I don’t think he’s your typical anti hero though, as an anti hero was often just a cool bad ass. Instead of bucking the hero trend the anti hero had become the standard in many ways. It had become a hollow satire, a veneer painted onto bland characters in an attempt to make them appear unique and exciting.
Black Snow was never meant to be that. He was meant to mock that, taking what made the anti hero cool and turning it on its face. His issues weren’t just window dressing meant to give the character a cool factor. They are meant to be real problems which hold the character down.
He’s angry, drunk, weak, greedy, ignorant, selfish, petty, dependent, lazy and just plain flawed. He’s not extraordinary, if anything he may be under average. That’s why I find him relatable. He’s you if you tried to be a superhero. He’s all your failures in life set in a more fantastical world.
And I think that is all more clear on this page than ever before.
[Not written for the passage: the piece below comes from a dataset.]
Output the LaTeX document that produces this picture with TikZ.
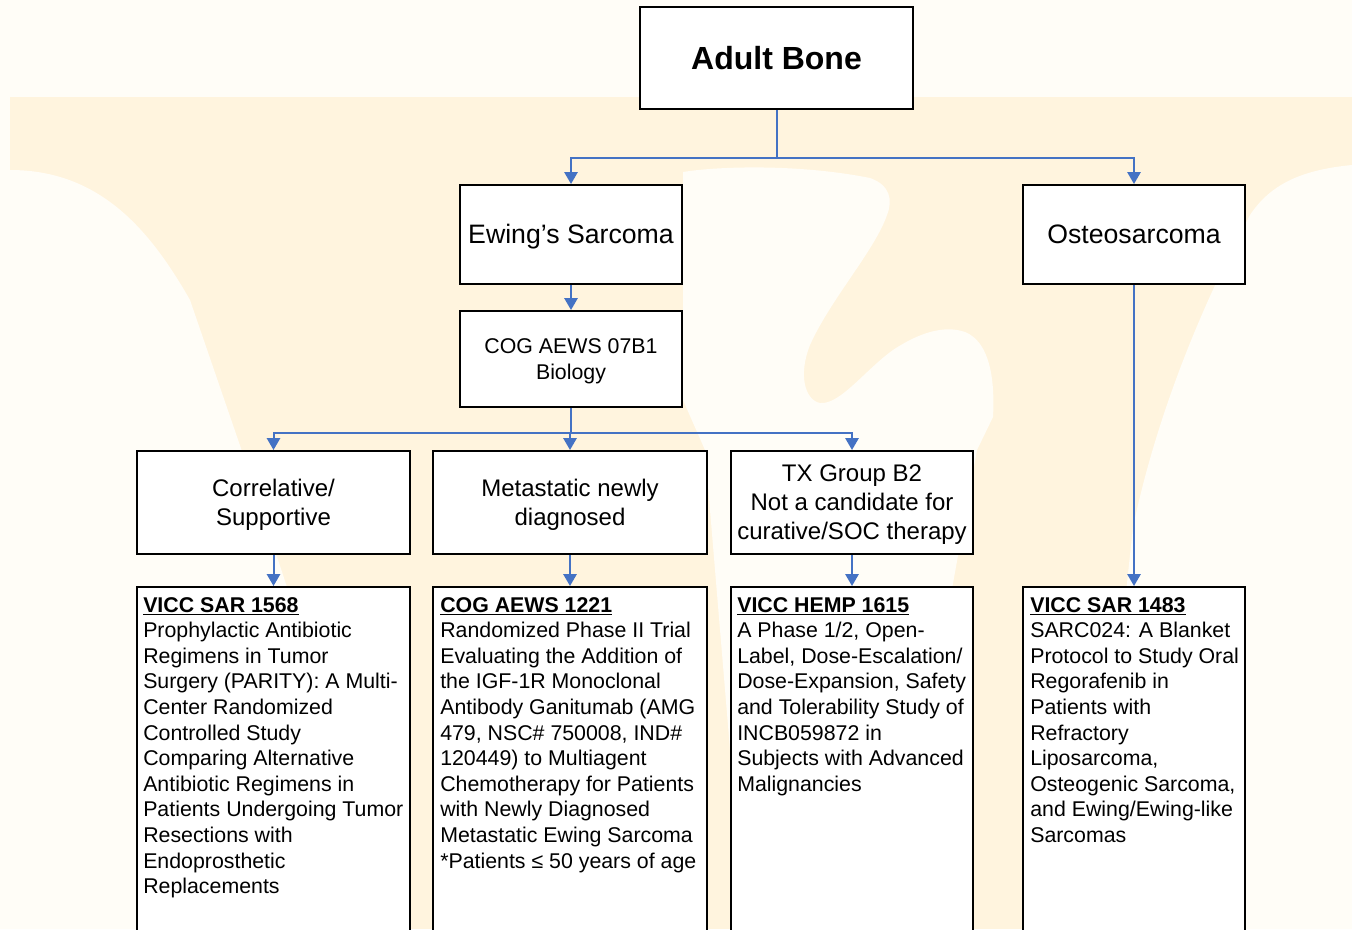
\documentclass[tikz,border=0pt]{standalone}
\usepackage{fontspec}
\setmainfont{Liberation Sans}
\usetikzlibrary{arrows.meta}
\definecolor{bgc}{RGB}{255,253,247}
\definecolor{wmc}{RGB}{255,244,222}
\definecolor{connc}{RGB}{68,114,196}
\newcommand{\lbx}{\vrule height 0.905em depth 0.212em width 0pt}
\begin{document}
\begin{tikzpicture}[x=0.75pt,y=-0.75pt,
  box/.style={draw=black, line width=1.5pt, fill=white, inner sep=2pt, align=center, text=black},
  link/.style={draw=connc, line width=1.5pt, -{Triangle[width=10pt,length=9pt]}},
  txt/.style={align=left, inner sep=0pt, anchor=north west, font=\fontsize{16}{19.2}\selectfont}]
\useasboundingbox (0,0) rectangle (1352,929);
\clip (0,0) rectangle (1352,929);
% background and watermark
\fill[bgc] (0,0) rectangle (1352,929);
\fill[wmc] (10,97) rectangle (1352,929);
\fill[bgc] (0,170) -- (10,170) .. controls (100,170) and (150,230) .. (190,300) -- (245,460) -- (400,929) -- (0,929) -- cycle;
\fill[bgc] (1352,165) .. controls (1300,170) and (1270,185) .. (1250,215) .. controls (1210,290) and (1160,400) .. (1133,527) -- (1090,929) -- (1352,929) -- cycle;
\fill[bgc] (745,929) -- (705,450) -- (683,400) -- (683,172) .. controls (720,166) and (800,164) .. (870,178) .. controls (890,185) and (893,200) .. (887,215) .. controls (875,250) and (830,300) .. (810,345) .. controls (798,375) and (805,400) .. (820,403) .. controls (840,405) and (865,370) .. (893,350) .. controls (920,332) and (945,325) .. (965,332) .. controls (990,342) and (995,380) .. (993,417) -- (977,450) -- (950,600) -- (930,929) -- cycle;
% boxes
\node[box, minimum width=204.75pt, minimum height=76.5pt, font=\fontsize{24}{28}\selectfont\bfseries] (adult) at (776.5,58) {Adult Bone};
\node[box, minimum width=166.5pt, minimum height=74.25pt, font=\fontsize{20}{24}\selectfont] (ewing) at (571,234.5) {\lbx Ewing’s Sarcoma};
\node[box, minimum width=166.5pt, minimum height=74.25pt, font=\fontsize{20}{24}\selectfont] (osteo) at (1134,234.5) {\lbx Osteosarcoma};
\node[box, minimum width=166.5pt, minimum height=72pt, font=\fontsize{16}{19.5}\selectfont] (cog) at (571,359) {\lbx COG AEWS 07B1\\\lbx Biology};
\node[box, minimum width=204.75pt, minimum height=77.25pt, font=\fontsize{18}{21.5}\selectfont] (corr) at (273.5,502.5) {\lbx Correlative/\\\lbx Supportive};
\node[box, minimum width=205.5pt, minimum height=77.25pt, font=\fontsize{18}{21.5}\selectfont] (meta) at (570,502.5) {\lbx Metastatic newly\\\lbx diagnosed};
\node[box, minimum width=181.5pt, minimum height=77.25pt, font=\fontsize{18}{21.75}\selectfont] (tx) at (852,502.5) {\lbx TX Group B2\\\lbx Not a candidate for\\\lbx curative/SOC therapy};
\node[box, minimum width=204.75pt, minimum height=279.75pt] (b1) at (273.5,773.5) {};
\node[box, minimum width=205.5pt, minimum height=279.75pt] (b2) at (570,773.5) {};
\node[box, minimum width=181.5pt, minimum height=279.75pt] (b3) at (852,773.5) {};
\node[box, minimum width=166.5pt, minimum height=279.75pt] (b4) at (1134,773.5) {};
% texts
\node[txt] (t1) at (143,597) {\underline{\textbf{VICC SAR 1568}}\\Prophylactic Antibiotic\\Regimens in Tumor\\Surgery (PARITY): A Multi-\\Center Randomized\\Controlled Study\\Comparing Alternative\\Antibiotic Regimens in\\Patients Undergoing Tumor\\Resections with\\Endoprosthetic\\Replacements};
\node[txt] (t2) at (440,597) {\underline{\textbf{COG AEWS 1221}}\\Randomized Phase II Trial\\Evaluating the Addition of\\the IGF-1R Monoclonal\\Antibody Ganitumab (AMG\\479, NSC\# 750008, IND\#\\120449) to Multiagent\\Chemotherapy for Patients\\with Newly Diagnosed\\Metastatic Ewing Sarcoma\\*Patients ≤ 50 years of age};
\node[txt] (t3) at (737,597) {\underline{\textbf{VICC HEMP 1615}}\\A Phase 1/2, Open-\\Label, Dose-Escalation/\\Dose-Expansion, Safety\\and Tolerability Study of\\INCB059872 in\\Subjects with Advanced\\Malignancies};
\node[txt] (t4) at (1030,597) {\underline{\textbf{VICC SAR 1483}}\\SARC024: A Blanket\\Protocol to Study Oral\\Regorafenib in\\Patients with\\Refractory\\Liposarcoma,\\Osteogenic Sarcoma,\\and Ewing/Ewing-like\\Sarcomas};
% connectors
\draw[link] (adult.south) -- ++(0,48) -| (ewing.north);
\draw[link] (adult.south) -- ++(0,48) -| (osteo.north);
\draw[link] (ewing.south) -- (cog.north);
\draw[link] (cog.south) -- ++(0,25) -| (corr.north);
\draw[link] (cog.south) -- ++(0,25) -| (meta.north);
\draw[link] (cog.south) -- ++(0,25) -| (tx.north);
\draw[link] (corr.south) -- (b1.north);
\draw[link] (meta.south) -- (b2.north);
\draw[link] (tx.south) -- (b3.north);
\draw[link] (osteo.south) -- (b4.north);
\end{tikzpicture}
\end{document}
Not just because of the way he is wallowing sadly at a bar, just like any of us might. Pay attention to his body and think about the superheroes you generally see. Dude is slight. If you hadn’t noticed it in his earlier scenes where he looked small next to Elephant Boy or a random black bum, you can certainly see he is smaller than Brad, an average cop.
Superheroes almost never come in regular size, just jumbo. He’s no shrimp, slightly taller than Eric and towering over his teenage sidekick, but he isn’t large. I didn’t ever want to make him an unfit joke though (that’s Elephant Boy), so he’s actually in pretty good shape for a chain smoking alcoholic in his late 30s.
I love the visual comparison between beaten down Black Snow and clean cut Brad. They’ve got a good dichotomy going, and I’m glad they finally get a scene together. They did not have enough scenes together in the original comic (only a single scene in issue one if memory serves). The first scene of issue 7 was going to be a long one of Brad visiting Black Snow at the hospital before we decided to start things over.
It’s going to be fun to see their relationship play out.
On a final note, that first panel is something I’ve been striving for since my very first drawing of Black Snow (well, the second in truth, which was him basically in the same pose but not as well drawn and without the same impact). One of the best parts of drawing a webcomic is that no one tells you what to do. I can keep altering my approach and style as much as I want. I could draw this photo realistically if I wanted in one panel and as a Warner Bros. style cartoon in the next.
So I will continue to experiment and hopefully improve as I find my style in this crazy comic world, and maybe you’ll continue to join me for the ride.